I was taught it growing up, now i'm older I find it unnecessary.
The concept is used to judge if an occurrence/ behavior is acceptable or not.
It is used to weigh up weather the juice is worth the squeeze or the behavior should be abandoned for more fertile experiences.
This works well on paper but the practice is much different. The concept being basic gives the mind the ability to trip itself up. Then the concepts get doubled over and turn into a mess.

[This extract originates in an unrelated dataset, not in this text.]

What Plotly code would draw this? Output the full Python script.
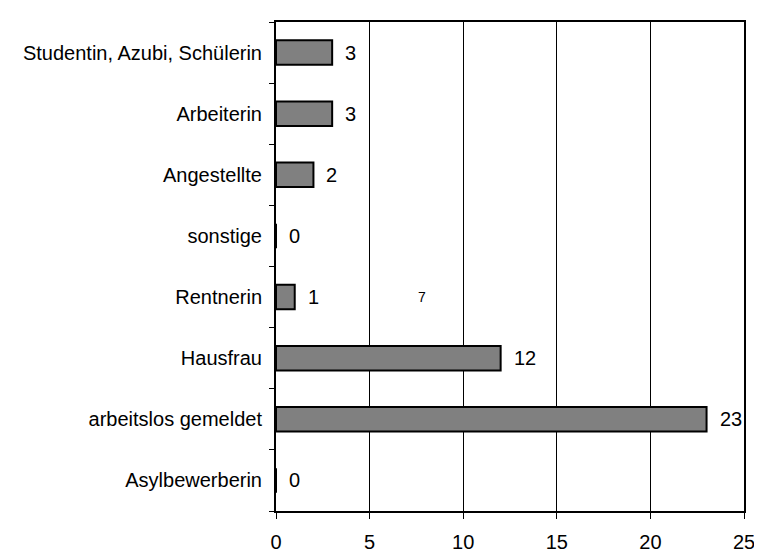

Allow me to explain, when a child is taught about right and wrong it is seen as a punishment and reward system rather than a loose scope to be used at will. This causes a lot of conflict in the child and over the years they will become a product of that conflict. They are better off without the knowledge of right and wrong. Most children have no urge to kill or hurt and when they do it is because of the conflict bought on by a deeply embedded dichotomy, like right and wrong.
Right and wrong creates the problems it claims to stop.
Interesting read :) Thanks!
Deeply flawed argument. You assume they won't learn the wrong lessons, and that all people are good. Bad assumption. Morality and right and wrong are definitely important to know and to teach. These lessons will be learned, and if not from moral guidance, they will come from immoral reality.
Immoral or amoral? I don't know what your experiences are, but I've found reality to be either punishing of immoral behavior, or complacent. As an adult it's not very often I run into a huge moral dilemma. I know just as well from experience as I do from being taught that hurting others typically results in me being hurt in return.
That's expected, because of the lack of morality pervasive in current culture. Stay strong, and don't drop to their level.
Drop to who's level exactly? I don't know what your morals are. I have morals, but they may not match up with yours. What is the lack or morality you're speaking of?
This comment is incorrect and polarized. Children can learn without dichotomy referencing.
Sorry, I disagree. Based on my experience, I don't believe that to be true in all cases.
Well, let's take a look at where right and wrong originated from: religion. Religion used to be what dictated whether each action or concept was right or wrong. Lying, wrong. Sharing, right. Over time, as the Church's influence became weak and it's corruption increased, laws took the role of religion. Laws tell us that stealing is wrong, killing is wrong, etc.
Morality and laws are definitely not the same. We have MANY immoral laws.
I think you meant to reply to the other guy...
probably.
Not sure where it originated from but religion enjoys using it. It's a good framework for leverage.